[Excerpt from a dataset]
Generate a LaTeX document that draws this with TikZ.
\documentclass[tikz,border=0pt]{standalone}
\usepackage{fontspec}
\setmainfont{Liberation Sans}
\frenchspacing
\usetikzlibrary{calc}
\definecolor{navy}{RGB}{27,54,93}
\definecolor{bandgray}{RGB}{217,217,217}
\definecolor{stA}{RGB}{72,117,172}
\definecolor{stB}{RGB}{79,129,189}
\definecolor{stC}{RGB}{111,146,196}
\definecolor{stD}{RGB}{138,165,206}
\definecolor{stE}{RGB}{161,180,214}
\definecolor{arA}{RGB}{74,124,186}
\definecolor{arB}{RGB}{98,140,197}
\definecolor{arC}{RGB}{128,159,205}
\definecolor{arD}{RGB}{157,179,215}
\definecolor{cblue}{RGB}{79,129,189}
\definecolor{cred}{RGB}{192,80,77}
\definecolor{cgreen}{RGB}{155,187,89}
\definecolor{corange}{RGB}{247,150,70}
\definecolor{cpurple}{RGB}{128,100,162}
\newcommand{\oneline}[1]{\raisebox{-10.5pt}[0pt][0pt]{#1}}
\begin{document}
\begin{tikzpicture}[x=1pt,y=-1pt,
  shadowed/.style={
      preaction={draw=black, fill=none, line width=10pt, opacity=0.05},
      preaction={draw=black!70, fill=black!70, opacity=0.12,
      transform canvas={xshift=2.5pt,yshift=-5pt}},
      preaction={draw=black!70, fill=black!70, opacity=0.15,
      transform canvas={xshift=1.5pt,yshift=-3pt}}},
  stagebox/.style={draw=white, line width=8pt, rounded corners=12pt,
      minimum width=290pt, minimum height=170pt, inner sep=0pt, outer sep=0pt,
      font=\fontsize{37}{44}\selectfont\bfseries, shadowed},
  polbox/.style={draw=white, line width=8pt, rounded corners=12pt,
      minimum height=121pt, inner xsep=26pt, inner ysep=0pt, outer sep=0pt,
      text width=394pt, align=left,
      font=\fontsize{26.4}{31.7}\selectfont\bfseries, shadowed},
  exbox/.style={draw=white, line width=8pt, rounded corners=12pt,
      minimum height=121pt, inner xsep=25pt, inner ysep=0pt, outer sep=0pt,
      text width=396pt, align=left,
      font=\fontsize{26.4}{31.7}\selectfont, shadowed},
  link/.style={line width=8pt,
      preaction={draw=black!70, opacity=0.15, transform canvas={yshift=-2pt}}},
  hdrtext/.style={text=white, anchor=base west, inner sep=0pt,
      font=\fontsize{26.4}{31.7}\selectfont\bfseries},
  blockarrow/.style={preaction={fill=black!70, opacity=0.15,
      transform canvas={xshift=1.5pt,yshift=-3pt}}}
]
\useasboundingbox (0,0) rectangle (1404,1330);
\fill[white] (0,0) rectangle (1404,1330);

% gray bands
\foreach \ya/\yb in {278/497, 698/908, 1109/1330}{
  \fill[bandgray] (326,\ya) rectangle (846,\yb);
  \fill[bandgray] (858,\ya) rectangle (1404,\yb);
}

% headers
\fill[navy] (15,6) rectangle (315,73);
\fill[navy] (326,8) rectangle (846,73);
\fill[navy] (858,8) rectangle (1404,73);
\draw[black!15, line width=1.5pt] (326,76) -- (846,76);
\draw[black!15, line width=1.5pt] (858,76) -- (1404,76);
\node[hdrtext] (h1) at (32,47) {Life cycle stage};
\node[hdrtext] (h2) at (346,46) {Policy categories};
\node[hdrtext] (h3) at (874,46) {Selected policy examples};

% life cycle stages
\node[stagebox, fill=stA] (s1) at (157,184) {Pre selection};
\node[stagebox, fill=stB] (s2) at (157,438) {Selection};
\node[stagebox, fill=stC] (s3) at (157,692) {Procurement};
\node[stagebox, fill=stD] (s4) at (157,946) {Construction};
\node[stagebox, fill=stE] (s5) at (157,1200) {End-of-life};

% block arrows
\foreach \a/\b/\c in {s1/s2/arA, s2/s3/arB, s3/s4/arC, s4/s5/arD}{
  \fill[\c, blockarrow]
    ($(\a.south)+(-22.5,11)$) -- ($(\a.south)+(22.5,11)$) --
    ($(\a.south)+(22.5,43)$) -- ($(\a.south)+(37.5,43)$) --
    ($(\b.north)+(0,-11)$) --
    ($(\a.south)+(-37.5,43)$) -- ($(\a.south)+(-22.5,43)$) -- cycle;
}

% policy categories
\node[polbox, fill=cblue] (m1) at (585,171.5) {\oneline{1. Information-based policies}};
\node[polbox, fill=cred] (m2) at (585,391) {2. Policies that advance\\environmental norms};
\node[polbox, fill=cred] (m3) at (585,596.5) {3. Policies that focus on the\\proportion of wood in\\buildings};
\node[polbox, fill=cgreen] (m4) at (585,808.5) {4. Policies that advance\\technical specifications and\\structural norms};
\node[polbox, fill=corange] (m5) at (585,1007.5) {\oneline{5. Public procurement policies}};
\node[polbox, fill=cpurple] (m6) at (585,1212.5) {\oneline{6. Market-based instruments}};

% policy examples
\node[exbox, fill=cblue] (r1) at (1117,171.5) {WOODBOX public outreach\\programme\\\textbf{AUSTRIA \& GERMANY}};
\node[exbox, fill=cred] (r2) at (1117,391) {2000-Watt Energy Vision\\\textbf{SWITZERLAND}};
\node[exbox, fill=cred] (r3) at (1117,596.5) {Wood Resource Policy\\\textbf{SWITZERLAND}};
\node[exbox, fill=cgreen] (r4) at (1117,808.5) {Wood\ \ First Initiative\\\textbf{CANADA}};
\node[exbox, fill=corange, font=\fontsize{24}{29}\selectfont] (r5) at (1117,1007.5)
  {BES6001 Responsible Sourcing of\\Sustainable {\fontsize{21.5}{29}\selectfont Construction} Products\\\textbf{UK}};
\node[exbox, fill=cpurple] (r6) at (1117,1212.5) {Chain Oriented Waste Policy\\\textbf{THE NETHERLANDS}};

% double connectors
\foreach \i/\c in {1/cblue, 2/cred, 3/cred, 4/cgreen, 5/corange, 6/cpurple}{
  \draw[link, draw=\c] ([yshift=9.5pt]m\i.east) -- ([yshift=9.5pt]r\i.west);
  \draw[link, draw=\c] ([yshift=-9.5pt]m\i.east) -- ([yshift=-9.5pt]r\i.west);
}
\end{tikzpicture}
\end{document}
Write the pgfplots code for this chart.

> [Task instructions]
Word for word, extract all the records.

> [The reply]
Generate a LaTeX document that draws this with TikZ.
\documentclass[tikz,border=0pt]{standalone}
\usepackage{fontspec}
\setmainfont{Liberation Sans}
\frenchspacing
\usetikzlibrary{calc}
\definecolor{navy}{RGB}{27,54,93}
\definecolor{bandgray}{RGB}{217,217,217}
\definecolor{stA}{RGB}{72,117,172}
\definecolor{stB}{RGB}{79,129,189}
\definecolor{stC}{RGB}{111,146,196}
\definecolor{stD}{RGB}{138,165,206}
\definecolor{stE}{RGB}{161,180,214}
\definecolor{arA}{RGB}{74,124,186}
\definecolor{arB}{RGB}{98,140,197}
\definecolor{arC}{RGB}{128,159,205}
\definecolor{arD}{RGB}{157,179,215}
\definecolor{cblue}{RGB}{79,129,189}
\definecolor{cred}{RGB}{192,80,77}
\definecolor{cgreen}{RGB}{155,187,89}
\definecolor{corange}{RGB}{247,150,70}
\definecolor{cpurple}{RGB}{128,100,162}
\newcommand{\oneline}[1]{\raisebox{-10.5pt}[0pt][0pt]{#1}}
\begin{document}
\begin{tikzpicture}[x=1pt,y=-1pt,
  shadowed/.style={
      preaction={draw=black, fill=none, line width=10pt, opacity=0.05},
      preaction={draw=black!70, fill=black!70, opacity=0.12,
      transform canvas={xshift=2.5pt,yshift=-5pt}},
      preaction={draw=black!70, fill=black!70, opacity=0.15,
      transform canvas={xshift=1.5pt,yshift=-3pt}}},
  stagebox/.style={draw=white, line width=8pt, rounded corners=12pt,
      minimum width=290pt, minimum height=170pt, inner sep=0pt, outer sep=0pt,
      font=\fontsize{37}{44}\selectfont\bfseries, shadowed},
  polbox/.style={draw=white, line width=8pt, rounded corners=12pt,
      minimum height=121pt, inner xsep=26pt, inner ysep=0pt, outer sep=0pt,
      text width=394pt, align=left,
      font=\fontsize{26.4}{31.7}\selectfont\bfseries, shadowed},
  exbox/.style={draw=white, line width=8pt, rounded corners=12pt,
      minimum height=121pt, inner xsep=25pt, inner ysep=0pt, outer sep=0pt,
      text width=396pt, align=left,
      font=\fontsize{26.4}{31.7}\selectfont, shadowed},
  link/.style={line width=8pt,
      preaction={draw=black!70, opacity=0.15, transform canvas={yshift=-2pt}}},
  hdrtext/.style={text=white, anchor=base west, inner sep=0pt,
      font=\fontsize{26.4}{31.7}\selectfont\bfseries},
  blockarrow/.style={preaction={fill=black!70, opacity=0.15,
      transform canvas={xshift=1.5pt,yshift=-3pt}}}
]
\useasboundingbox (0,0) rectangle (1404,1330);
\fill[white] (0,0) rectangle (1404,1330);

% gray bands
\foreach \ya/\yb in {278/497, 698/908, 1109/1330}{
  \fill[bandgray] (326,\ya) rectangle (846,\yb);
  \fill[bandgray] (858,\ya) rectangle (1404,\yb);
}

% headers
\fill[navy] (15,6) rectangle (315,73);
\fill[navy] (326,8) rectangle (846,73);
\fill[navy] (858,8) rectangle (1404,73);
\draw[black!15, line width=1.5pt] (326,76) -- (846,76);
\draw[black!15, line width=1.5pt] (858,76) -- (1404,76);
\node[hdrtext] (h1) at (32,47) {Life cycle stage};
\node[hdrtext] (h2) at (346,46) {Policy categories};
\node[hdrtext] (h3) at (874,46) {Selected policy examples};

% life cycle stages
\node[stagebox, fill=stA] (s1) at (157,184) {Pre selection};
\node[stagebox, fill=stB] (s2) at (157,438) {Selection};
\node[stagebox, fill=stC] (s3) at (157,692) {Procurement};
\node[stagebox, fill=stD] (s4) at (157,946) {Construction};
\node[stagebox, fill=stE] (s5) at (157,1200) {End-of-life};

% block arrows
\foreach \a/\b/\c in {s1/s2/arA, s2/s3/arB, s3/s4/arC, s4/s5/arD}{
  \fill[\c, blockarrow]
    ($(\a.south)+(-22.5,11)$) -- ($(\a.south)+(22.5,11)$) --
    ($(\a.south)+(22.5,43)$) -- ($(\a.south)+(37.5,43)$) --
    ($(\b.north)+(0,-11)$) --
    ($(\a.south)+(-37.5,43)$) -- ($(\a.south)+(-22.5,43)$) -- cycle;
}

% policy categories
\node[polbox, fill=cblue] (m1) at (585,171.5) {\oneline{1. Information-based policies}};
\node[polbox, fill=cred] (m2) at (585,391) {2. Policies that advance\\environmental norms};
\node[polbox, fill=cred] (m3) at (585,596.5) {3. Policies that focus on the\\proportion of wood in\\buildings};
\node[polbox, fill=cgreen] (m4) at (585,808.5) {4. Policies that advance\\technical specifications and\\structural norms};
\node[polbox, fill=corange] (m5) at (585,1007.5) {\oneline{5. Public procurement policies}};
\node[polbox, fill=cpurple] (m6) at (585,1212.5) {\oneline{6. Market-based instruments}};

% policy examples
\node[exbox, fill=cblue] (r1) at (1117,171.5) {WOODBOX public outreach\\programme\\\textbf{AUSTRIA \& GERMANY}};
\node[exbox, fill=cred] (r2) at (1117,391) {2000-Watt Energy Vision\\\textbf{SWITZERLAND}};
\node[exbox, fill=cred] (r3) at (1117,596.5) {Wood Resource Policy\\\textbf{SWITZERLAND}};
\node[exbox, fill=cgreen] (r4) at (1117,808.5) {Wood\ \ First Initiative\\\textbf{CANADA}};
\node[exbox, fill=corange, font=\fontsize{24}{29}\selectfont] (r5) at (1117,1007.5)
  {BES6001 Responsible Sourcing of\\Sustainable {\fontsize{21.5}{29}\selectfont Construction} Products\\\textbf{UK}};
\node[exbox, fill=cpurple] (r6) at (1117,1212.5) {Chain Oriented Waste Policy\\\textbf{THE NETHERLANDS}};

% double connectors
\foreach \i/\c in {1/cblue, 2/cred, 3/cred, 4/cgreen, 5/corange, 6/cpurple}{
  \draw[link, draw=\c] ([yshift=9.5pt]m\i.east) -- ([yshift=9.5pt]r\i.west);
  \draw[link, draw=\c] ([yshift=-9.5pt]m\i.east) -- ([yshift=-9.5pt]r\i.west);
}
\end{tikzpicture}
\end{document}
Write the pgfplots code for this chart.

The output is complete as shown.